First Away was not the day’s only casualty. ABSAR also dealt with a sailor who’d been struck by a boom and required several stitches.  And the Performance Cruising II yacht Three Harkoms, a Custom Oceanis that had been one of the leaders in its class, lost its steering and was unable to complete its race.

But for all the tales of woe and strife, there were many crews who not only dealt with the big wind and cresting seas, they excelled in the testing conditions.  Take Sergio Sagramoso’s Beneteau 40.7 Lazy Dog, which scored two victories today in the Racing IV class to continue their Sailing Week winning streak.

Special mention must also go to three boats in the Division B field, which today raced on the challenging South Coast Race, a winding 18.9 mile course along the island’s southern shores that began and finished off Falmouth Harbour.  In Cruising I, Cuyler Morris’s Firefly, a Morris 45, swept its third consecutive race to remain perfect for the week.  So, too, did the Switch 51 Following Tides, a cruising catamaran sailed by Robert and Darlene Hill, which will depart from Antigua soon after Sailing Week to cross the Atlantic Ocean to take in the America’s Cup in Valencia, Spain.  The other three-time winner is Chess, Jan Soderberg’s Moorings 445, in Bareboat IV.

There was plenty of other action off Antigua today.  Here’s a look at other provisional results and a peek at some of the class standings at the midway point of the regatta.

In Racing II, after a pair of wins today, Avia Willment’s Rodgers 46 Universal Marina remains atop the leader board.
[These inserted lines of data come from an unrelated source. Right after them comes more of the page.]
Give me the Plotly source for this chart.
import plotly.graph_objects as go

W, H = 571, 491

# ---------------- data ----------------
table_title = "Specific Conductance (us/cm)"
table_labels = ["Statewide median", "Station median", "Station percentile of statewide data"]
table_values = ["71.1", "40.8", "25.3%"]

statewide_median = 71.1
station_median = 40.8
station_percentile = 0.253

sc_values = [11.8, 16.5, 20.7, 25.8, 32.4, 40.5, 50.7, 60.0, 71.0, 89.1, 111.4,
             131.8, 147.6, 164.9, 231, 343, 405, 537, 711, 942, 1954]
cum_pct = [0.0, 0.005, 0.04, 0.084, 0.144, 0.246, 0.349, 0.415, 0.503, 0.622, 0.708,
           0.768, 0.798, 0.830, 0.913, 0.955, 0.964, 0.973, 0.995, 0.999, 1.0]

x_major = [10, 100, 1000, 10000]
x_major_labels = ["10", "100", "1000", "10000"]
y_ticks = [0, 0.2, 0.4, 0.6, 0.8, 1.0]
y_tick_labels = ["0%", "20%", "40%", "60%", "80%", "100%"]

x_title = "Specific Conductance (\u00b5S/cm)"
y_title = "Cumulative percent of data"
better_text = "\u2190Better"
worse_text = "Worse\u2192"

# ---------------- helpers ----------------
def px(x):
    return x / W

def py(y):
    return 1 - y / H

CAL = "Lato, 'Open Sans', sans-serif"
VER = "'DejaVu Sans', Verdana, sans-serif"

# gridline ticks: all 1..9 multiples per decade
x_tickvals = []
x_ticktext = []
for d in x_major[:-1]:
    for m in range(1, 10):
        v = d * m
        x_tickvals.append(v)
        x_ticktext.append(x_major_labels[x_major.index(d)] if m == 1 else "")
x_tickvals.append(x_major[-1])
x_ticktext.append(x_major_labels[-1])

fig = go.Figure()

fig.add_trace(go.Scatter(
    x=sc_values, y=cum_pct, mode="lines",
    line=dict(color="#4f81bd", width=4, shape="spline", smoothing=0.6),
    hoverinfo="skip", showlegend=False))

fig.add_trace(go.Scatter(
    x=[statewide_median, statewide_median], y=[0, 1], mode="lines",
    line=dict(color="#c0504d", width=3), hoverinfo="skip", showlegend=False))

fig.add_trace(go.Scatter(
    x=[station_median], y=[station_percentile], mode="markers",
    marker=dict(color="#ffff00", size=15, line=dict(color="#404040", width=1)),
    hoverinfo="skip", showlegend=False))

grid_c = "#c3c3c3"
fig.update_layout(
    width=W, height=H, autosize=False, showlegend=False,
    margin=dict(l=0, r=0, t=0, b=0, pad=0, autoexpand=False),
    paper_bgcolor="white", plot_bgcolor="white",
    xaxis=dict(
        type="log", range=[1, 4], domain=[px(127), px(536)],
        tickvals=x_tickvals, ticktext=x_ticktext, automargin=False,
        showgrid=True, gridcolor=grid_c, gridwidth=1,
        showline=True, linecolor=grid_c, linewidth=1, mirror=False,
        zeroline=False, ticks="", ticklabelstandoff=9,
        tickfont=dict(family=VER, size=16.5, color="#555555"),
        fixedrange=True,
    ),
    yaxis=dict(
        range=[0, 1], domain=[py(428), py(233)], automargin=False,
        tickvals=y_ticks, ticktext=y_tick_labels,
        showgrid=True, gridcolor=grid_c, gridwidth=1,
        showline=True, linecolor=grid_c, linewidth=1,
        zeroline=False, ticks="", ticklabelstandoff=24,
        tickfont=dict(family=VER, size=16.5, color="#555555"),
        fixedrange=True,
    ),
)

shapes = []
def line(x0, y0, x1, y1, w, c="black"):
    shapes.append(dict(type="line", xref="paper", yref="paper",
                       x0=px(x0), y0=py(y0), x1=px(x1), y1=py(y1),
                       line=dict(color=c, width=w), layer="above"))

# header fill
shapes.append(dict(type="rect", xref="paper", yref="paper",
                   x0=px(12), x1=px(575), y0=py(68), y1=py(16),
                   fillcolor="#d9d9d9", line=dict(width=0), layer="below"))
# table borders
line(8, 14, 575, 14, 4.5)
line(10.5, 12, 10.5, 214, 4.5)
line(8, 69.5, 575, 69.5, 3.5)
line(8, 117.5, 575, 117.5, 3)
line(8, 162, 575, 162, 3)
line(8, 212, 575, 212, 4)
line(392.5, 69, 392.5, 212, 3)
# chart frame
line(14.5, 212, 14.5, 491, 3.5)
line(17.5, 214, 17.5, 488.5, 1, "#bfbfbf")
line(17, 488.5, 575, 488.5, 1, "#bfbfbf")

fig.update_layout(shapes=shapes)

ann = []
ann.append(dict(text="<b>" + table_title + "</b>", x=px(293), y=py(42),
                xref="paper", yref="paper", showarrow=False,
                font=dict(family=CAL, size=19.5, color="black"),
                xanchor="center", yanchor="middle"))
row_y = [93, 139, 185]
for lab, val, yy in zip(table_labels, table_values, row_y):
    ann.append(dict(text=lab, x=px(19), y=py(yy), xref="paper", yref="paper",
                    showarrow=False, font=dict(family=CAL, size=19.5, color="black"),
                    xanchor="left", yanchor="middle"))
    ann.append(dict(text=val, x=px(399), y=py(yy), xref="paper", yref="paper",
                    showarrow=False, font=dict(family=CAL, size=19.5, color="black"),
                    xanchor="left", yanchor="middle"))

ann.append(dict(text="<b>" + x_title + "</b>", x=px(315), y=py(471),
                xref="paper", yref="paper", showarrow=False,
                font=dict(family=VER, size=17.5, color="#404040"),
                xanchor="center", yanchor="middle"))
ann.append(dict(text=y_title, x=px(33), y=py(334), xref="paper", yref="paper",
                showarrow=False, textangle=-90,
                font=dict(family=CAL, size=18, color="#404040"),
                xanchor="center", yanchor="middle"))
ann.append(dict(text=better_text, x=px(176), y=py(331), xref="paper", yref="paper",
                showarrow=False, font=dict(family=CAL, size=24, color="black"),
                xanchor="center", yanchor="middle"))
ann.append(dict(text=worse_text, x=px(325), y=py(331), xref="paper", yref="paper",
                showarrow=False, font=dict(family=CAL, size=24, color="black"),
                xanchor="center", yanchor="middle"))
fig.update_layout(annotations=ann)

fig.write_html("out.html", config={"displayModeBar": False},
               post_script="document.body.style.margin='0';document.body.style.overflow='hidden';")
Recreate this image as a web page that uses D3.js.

Clay Deutsch’s Swan 68 Chippewa also scored a pair of bullets today to maintain its grip on Racing III.  The Racing V pacesetter, after a third and first today, is the Sigma 400 Sunrise skippered by Scott Chalmers.  Sailing Lickety Split, John Kwitek’s Gunboat 48, corrected out to two wins in Multihull Racing today, but they still trail Bruce Slayden’s Gunboat 62 Looking for Elvis in the class rankings.

In Performance Cruising II, the top boat, after today’s victory, is Hugh Bailey’s Beneteau 456 Hugo B. Huey Too, Bernie Evans-Wong’s Cal 40, also won today and is atop Performance Cruising III.  Antiguan sailor Hams Lammers, on his handsome Rhodes Bounty Sunshine, was a winner today and is atop Cruising II.

Heliodore, Georg Ondrej’s Dufour 50, took today’s race in Bareboat I. Rossi, an Oceanis 473 skippered by Christophe Nielsen, is the Bareboat II leader. In Bareboat III, that honor belongs to today’s winner, Martin Sager’s Dufour 40 Fury.

Tomorrow, with three days of racing down and two to go, the fleet will enjoy the traditional Lay Day for Sanford Antigua Sailing Week with a special 40th Birthday Party and celebration at Shirley Heights.  Among the local performers that will be on hand to commemorate this special edition of Sailing Week will be the National Youth Pan Orchestra, the Vitus Cultural Masqueraders, the Shiva School of Dance and the Revo Band.